Uncertainty Estimation, Management, and Utilisation in Human-Computer Dialogue
Published in Heinrich Heine Universität, Düsseldorf, 2024
In the rapidly evolving field of human-computer interaction, there is an increasing demand for effective and reliable dialogue systems, computer programs engineered to converse with humans. However, these systems often fall short in unpredictable or ambiguous scenarios, a problem attributed to the absence of a comprehensive model for handling uncertainty. This limitation impacts the ability to communicate effectively with human users, thereby diminishing user experience and trust. Uncertainty is a fundamental aspect of human cognition and everyday decision-making processes, serving as both an obstacle and an opportunity in our constant pursuit of knowledge and effective communication. Despite its important role, uncertainty is underrepresented in the development of machine learning models for dialogue systems.
To address these gaps, this thesis focuses on integrating and leveraging uncertainty within taskoriented dialogue systems, systems designed to assist users in accomplishing specific tasks. With the aim of achieving human-level interactive capabilities, we make three substantial contributions to this area. First, we enhance the system’s language understanding component, improving its accuracy in evaluating the certainty of its predictions. Secondly, we introduce SetSUMBT (Set Similarity based Slot Utterance Matching Belief Tracker), a model designed to capture various facets of uncertainty, bolstering the robustness and adaptability of the dialogue policy models responsible for generating system responses, as validated through simulated and real-user interactions. Thirdly, we present CAMELL (Confidence-based Acquisition Model for Efficient self-supervised active Learning with Label validation), an innovative framework which minimises the reliance of models on labelled data.

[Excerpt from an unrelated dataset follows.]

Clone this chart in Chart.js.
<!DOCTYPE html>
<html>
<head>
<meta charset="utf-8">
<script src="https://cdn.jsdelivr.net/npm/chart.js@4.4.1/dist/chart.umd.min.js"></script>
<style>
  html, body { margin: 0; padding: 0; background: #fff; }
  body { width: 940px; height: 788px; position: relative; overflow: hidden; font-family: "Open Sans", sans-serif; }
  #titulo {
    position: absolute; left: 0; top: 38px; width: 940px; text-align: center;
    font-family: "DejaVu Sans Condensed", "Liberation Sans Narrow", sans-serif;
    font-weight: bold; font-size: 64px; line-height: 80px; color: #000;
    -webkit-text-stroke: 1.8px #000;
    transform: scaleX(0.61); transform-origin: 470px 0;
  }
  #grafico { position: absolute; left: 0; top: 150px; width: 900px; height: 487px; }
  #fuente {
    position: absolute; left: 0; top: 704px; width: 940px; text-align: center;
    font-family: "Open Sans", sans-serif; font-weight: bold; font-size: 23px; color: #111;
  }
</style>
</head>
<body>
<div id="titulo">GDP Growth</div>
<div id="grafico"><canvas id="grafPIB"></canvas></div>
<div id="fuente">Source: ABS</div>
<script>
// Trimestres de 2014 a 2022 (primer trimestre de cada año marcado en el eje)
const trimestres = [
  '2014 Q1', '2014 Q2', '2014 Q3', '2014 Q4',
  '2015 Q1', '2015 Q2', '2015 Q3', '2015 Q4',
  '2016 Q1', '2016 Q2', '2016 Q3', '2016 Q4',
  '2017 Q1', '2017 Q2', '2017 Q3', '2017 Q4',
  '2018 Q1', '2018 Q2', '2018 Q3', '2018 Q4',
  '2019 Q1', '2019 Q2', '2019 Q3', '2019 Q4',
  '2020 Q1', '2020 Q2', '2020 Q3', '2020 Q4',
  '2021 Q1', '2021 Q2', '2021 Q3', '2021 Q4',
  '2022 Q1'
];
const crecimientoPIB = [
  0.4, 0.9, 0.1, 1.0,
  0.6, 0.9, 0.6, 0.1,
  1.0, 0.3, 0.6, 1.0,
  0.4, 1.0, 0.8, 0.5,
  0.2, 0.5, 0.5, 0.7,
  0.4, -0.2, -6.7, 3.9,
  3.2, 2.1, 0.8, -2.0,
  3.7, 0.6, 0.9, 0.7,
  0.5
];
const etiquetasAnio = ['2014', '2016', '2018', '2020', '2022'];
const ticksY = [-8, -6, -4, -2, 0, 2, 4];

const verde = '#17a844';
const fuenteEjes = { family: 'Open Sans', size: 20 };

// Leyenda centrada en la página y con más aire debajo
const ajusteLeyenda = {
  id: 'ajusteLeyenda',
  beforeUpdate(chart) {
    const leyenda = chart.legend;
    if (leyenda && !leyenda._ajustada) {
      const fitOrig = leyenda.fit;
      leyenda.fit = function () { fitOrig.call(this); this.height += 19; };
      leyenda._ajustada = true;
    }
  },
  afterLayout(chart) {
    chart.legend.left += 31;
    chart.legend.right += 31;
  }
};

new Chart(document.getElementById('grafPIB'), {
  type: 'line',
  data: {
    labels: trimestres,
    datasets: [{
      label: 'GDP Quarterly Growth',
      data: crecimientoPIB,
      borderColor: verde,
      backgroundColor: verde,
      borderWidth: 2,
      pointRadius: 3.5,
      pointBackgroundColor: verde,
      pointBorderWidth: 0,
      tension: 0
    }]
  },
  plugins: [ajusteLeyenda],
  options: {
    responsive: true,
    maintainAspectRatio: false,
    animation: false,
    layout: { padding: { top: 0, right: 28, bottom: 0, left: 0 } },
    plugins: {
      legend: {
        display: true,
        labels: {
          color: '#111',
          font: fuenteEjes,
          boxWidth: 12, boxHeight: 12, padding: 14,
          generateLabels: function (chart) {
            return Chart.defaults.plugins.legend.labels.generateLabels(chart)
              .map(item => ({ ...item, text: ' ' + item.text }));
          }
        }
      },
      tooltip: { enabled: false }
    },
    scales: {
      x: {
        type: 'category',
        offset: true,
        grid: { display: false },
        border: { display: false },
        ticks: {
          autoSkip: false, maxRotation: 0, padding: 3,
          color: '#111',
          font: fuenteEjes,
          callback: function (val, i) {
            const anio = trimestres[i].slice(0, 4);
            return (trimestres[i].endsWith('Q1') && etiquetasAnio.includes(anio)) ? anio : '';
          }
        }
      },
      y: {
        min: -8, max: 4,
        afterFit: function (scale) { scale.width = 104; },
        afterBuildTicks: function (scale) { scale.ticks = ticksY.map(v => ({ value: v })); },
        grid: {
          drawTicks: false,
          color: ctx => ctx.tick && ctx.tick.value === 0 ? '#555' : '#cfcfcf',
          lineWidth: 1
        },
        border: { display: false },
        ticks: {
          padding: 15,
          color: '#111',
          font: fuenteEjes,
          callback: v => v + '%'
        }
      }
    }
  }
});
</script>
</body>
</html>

By incorporating elements of self-supervision, where models learn from their own predictions, and label validation, CAMELL automates the rectification of unreliable human annotations, a feature with extensive applicability in various machine learning domains.

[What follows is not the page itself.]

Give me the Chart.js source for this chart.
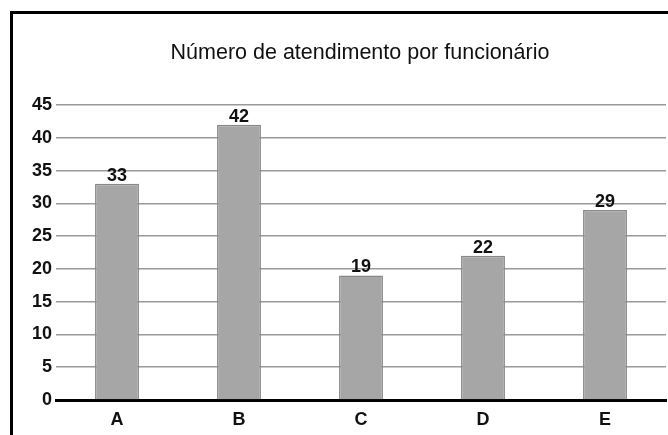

Incorporating insights from psychological theories on human uncertainty management, this thesis emphasises the importance of integrating such insights into machine learning models for dialogue. Our methods will advance the field by introducing more reliable, robust, and effective dialogue systems that better handle uncertainties, ultimately enhancing the quality of human-computer interaction. Furthermore, this work challenges current limitations associated with data deficiencies, offering a data-driven approach for improving dataset quality, thereby paving the way for future research in machine learning and human-computer interaction.